El mayor astrónomo de la antigüedad fue Hiparco, del siglo II a.C. Midió con exactitud la distancia entre la Tierra y la Luna y dedujo un valor de 29,5 diámetros terrestres, muy cerca del valor verdadero, 30. Compiló el primer catálogo estelar conocido, e ideó el sistema de magnitudes estelares que aún se emplea para comparar el brillo de las estrellas. Pero su mayor hallazgo surgió al examinar observaciones estelares antiguas. Al comparar sus observaciones con registros anteriores halló diferencias que le permitieron descubrir la precesión, una oscilación lenta del eje terretre causada por la atracción gravitatoria de la Luna y el Sol.
El último gran astrónomo griego de la antigüedad fue Claudios Ptolemaios, conocido como Tolomeo. Vivió en Alejandría, Egipto, en el siglo II de nuestra era. Apoyándose en las observaciones de Hiparco, Tolomeo desarrolló una teoría matemática detallada para predecir los movimientos del Sol, la Luna, los planetas y las estrellas, bosada en un modelo de universo centrado en la Tierra. Su trabajo vio la luz como un libro conocido hoy por su título en árabe, el Almagesto.

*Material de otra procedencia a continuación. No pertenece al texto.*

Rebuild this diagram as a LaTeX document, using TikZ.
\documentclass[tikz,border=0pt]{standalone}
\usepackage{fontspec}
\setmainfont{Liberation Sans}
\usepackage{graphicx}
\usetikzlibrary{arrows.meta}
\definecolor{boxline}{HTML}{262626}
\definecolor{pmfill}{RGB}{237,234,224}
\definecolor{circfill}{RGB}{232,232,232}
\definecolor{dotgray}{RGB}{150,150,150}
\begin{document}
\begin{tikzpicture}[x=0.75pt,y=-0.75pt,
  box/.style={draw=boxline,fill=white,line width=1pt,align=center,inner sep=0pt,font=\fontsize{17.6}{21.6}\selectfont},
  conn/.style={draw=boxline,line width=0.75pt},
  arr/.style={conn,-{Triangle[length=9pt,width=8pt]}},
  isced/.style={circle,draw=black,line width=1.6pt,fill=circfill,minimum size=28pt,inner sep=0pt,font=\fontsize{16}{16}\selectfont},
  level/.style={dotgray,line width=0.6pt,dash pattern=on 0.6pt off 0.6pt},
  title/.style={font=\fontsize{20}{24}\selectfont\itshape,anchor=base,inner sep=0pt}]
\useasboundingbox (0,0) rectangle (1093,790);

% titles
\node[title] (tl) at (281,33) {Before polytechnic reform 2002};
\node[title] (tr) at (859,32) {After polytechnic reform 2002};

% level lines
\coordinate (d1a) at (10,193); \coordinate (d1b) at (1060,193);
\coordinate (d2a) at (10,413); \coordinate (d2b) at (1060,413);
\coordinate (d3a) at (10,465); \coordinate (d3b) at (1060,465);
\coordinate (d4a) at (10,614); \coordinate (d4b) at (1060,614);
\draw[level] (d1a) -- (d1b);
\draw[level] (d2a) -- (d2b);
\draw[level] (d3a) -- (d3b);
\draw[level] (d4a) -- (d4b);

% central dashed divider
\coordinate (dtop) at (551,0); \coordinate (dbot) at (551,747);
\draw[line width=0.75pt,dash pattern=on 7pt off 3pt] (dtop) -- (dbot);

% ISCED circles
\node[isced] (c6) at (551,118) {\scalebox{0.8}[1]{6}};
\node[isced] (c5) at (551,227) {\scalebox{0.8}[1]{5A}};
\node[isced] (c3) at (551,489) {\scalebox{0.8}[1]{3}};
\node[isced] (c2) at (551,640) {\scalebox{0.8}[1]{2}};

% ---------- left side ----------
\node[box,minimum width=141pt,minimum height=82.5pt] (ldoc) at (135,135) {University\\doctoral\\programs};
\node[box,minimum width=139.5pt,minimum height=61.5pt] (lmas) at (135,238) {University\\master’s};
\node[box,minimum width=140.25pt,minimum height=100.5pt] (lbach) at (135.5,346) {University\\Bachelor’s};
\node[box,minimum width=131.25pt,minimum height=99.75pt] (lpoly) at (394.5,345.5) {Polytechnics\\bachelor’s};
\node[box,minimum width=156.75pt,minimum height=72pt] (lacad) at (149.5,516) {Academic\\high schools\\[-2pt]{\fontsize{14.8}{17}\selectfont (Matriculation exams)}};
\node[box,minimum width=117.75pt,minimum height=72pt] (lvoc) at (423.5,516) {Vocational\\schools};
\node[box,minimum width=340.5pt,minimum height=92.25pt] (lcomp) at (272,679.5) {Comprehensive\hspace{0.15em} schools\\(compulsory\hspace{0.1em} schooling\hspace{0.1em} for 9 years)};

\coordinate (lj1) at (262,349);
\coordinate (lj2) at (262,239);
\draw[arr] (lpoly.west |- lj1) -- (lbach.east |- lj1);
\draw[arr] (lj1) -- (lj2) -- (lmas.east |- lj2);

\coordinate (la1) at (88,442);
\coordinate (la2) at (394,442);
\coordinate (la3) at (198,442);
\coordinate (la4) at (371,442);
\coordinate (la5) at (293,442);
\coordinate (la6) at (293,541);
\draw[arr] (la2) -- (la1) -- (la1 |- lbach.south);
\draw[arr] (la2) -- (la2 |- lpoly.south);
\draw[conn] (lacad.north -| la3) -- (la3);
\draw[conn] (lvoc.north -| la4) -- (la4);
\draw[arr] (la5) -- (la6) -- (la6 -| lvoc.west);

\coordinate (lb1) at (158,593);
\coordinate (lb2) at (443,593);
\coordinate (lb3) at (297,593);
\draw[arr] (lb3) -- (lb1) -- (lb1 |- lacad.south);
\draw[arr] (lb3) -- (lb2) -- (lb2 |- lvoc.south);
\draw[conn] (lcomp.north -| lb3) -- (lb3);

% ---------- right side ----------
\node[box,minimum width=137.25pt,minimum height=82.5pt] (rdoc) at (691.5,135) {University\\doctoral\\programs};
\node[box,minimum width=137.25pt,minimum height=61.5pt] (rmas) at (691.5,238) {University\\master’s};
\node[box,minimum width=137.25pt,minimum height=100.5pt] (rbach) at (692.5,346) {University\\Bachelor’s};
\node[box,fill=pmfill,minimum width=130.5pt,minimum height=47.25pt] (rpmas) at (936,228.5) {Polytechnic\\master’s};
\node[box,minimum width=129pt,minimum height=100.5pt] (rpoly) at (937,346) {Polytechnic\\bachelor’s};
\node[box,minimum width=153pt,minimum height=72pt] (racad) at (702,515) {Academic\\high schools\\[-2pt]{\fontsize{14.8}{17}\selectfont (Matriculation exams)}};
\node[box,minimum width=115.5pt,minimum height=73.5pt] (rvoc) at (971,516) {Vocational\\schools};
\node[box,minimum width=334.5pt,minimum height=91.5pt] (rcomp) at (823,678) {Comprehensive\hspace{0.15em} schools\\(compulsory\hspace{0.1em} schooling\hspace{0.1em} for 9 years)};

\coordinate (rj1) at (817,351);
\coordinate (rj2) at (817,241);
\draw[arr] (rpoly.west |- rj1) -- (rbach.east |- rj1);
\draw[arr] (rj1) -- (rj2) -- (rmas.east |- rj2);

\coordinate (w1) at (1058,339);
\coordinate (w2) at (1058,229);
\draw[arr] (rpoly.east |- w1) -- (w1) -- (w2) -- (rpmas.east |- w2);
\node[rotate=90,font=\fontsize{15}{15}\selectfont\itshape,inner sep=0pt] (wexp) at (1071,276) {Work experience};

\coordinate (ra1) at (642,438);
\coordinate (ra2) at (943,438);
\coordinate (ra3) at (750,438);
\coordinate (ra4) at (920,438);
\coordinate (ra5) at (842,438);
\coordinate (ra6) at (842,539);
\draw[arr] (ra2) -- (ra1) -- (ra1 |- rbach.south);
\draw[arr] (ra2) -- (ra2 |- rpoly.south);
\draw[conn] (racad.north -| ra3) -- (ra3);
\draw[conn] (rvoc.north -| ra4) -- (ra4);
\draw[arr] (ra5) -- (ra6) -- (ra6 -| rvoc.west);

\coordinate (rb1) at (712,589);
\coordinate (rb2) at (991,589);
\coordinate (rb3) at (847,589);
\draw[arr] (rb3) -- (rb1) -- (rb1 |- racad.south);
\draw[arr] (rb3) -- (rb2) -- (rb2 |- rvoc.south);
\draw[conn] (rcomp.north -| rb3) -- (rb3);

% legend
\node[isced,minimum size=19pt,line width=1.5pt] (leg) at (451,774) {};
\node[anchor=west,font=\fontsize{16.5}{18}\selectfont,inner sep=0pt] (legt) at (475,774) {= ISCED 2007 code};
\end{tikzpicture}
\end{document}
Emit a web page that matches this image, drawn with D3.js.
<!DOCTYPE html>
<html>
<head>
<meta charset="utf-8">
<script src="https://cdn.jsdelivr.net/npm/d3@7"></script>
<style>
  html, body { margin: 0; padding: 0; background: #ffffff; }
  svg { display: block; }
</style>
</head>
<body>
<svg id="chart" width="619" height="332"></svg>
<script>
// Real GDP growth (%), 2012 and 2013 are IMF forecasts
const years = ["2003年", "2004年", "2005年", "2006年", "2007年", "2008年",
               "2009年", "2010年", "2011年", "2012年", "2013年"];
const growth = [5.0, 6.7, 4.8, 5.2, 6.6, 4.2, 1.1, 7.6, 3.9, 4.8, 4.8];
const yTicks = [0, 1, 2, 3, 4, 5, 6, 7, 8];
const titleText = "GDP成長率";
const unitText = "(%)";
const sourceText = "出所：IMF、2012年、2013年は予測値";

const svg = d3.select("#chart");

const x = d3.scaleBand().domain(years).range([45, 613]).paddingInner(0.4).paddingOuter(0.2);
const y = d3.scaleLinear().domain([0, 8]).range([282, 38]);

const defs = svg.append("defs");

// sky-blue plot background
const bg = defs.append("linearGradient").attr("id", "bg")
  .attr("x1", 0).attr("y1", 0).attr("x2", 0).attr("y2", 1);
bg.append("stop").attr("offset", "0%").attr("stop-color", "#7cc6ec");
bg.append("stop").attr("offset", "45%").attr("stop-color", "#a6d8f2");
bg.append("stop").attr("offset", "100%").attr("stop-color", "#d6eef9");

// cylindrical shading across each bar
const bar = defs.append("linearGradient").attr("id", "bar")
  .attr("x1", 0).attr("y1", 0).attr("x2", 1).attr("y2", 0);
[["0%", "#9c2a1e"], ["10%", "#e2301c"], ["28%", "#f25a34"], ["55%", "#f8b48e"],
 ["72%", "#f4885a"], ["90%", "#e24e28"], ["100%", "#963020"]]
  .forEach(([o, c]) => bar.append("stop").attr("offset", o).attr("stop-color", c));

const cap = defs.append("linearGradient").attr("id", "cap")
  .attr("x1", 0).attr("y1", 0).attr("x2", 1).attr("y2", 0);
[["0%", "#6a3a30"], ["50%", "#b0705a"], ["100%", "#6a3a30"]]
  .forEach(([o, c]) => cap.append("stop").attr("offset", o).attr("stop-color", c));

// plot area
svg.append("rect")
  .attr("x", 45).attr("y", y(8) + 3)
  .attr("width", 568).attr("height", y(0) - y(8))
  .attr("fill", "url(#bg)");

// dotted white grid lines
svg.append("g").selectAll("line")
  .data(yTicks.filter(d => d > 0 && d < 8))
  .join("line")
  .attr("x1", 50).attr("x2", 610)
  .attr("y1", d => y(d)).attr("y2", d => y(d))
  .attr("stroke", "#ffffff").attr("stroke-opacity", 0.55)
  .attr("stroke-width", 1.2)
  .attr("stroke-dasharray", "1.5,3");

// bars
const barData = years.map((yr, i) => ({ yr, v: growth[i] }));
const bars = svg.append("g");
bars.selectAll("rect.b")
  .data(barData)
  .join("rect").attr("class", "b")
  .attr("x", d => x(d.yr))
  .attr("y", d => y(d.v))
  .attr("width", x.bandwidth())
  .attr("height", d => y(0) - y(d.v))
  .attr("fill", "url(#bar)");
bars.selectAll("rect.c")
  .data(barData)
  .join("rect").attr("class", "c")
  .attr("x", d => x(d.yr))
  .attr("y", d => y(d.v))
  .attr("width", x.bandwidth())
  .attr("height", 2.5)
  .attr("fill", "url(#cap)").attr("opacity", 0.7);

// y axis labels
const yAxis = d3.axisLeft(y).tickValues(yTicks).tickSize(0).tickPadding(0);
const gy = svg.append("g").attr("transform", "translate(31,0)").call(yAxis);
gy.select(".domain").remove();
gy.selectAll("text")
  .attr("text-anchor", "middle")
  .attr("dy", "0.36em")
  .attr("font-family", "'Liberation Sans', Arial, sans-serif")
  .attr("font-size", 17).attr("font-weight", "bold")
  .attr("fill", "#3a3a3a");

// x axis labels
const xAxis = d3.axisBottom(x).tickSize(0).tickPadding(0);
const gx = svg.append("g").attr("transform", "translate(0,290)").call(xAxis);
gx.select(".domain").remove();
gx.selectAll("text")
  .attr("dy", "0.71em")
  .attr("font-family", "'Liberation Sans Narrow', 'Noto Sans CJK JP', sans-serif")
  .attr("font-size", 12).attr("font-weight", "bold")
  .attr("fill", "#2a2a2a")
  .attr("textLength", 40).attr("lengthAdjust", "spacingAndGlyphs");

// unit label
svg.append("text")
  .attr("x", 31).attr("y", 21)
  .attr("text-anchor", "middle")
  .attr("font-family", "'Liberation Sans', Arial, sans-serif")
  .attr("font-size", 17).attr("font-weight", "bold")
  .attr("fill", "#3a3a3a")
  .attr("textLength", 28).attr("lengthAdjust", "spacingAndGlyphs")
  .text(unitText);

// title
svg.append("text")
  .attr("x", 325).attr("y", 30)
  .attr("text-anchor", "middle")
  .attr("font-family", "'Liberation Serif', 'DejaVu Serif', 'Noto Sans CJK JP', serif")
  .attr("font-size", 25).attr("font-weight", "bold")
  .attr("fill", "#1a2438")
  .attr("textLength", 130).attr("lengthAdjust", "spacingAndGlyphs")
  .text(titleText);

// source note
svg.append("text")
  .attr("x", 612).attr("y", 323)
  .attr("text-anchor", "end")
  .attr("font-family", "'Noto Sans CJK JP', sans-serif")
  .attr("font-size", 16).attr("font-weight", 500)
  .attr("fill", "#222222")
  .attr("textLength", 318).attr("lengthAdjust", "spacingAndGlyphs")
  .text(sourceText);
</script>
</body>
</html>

Tolomeo y todos los astrónomos de la antigüedad consideraban que la perfección de los cuerpos celestes los obligaba a seguir solamente trayectorias con formas perfectas, o sea, circulares. El sistema tolemaico exige, por tanto, que todos los objetos se desplacen a velocidades constantes a lo largo de órbitas circulares. Hasta las observaciones más toscas evidencian que esto es falso, de manera que Tolomeo dotó a sus órbitas de epiciclos: circunferencias menores superpuestas a las principales. Además, permitió que algunas órbitas no estuvieran centradas exactamente en la Tierra.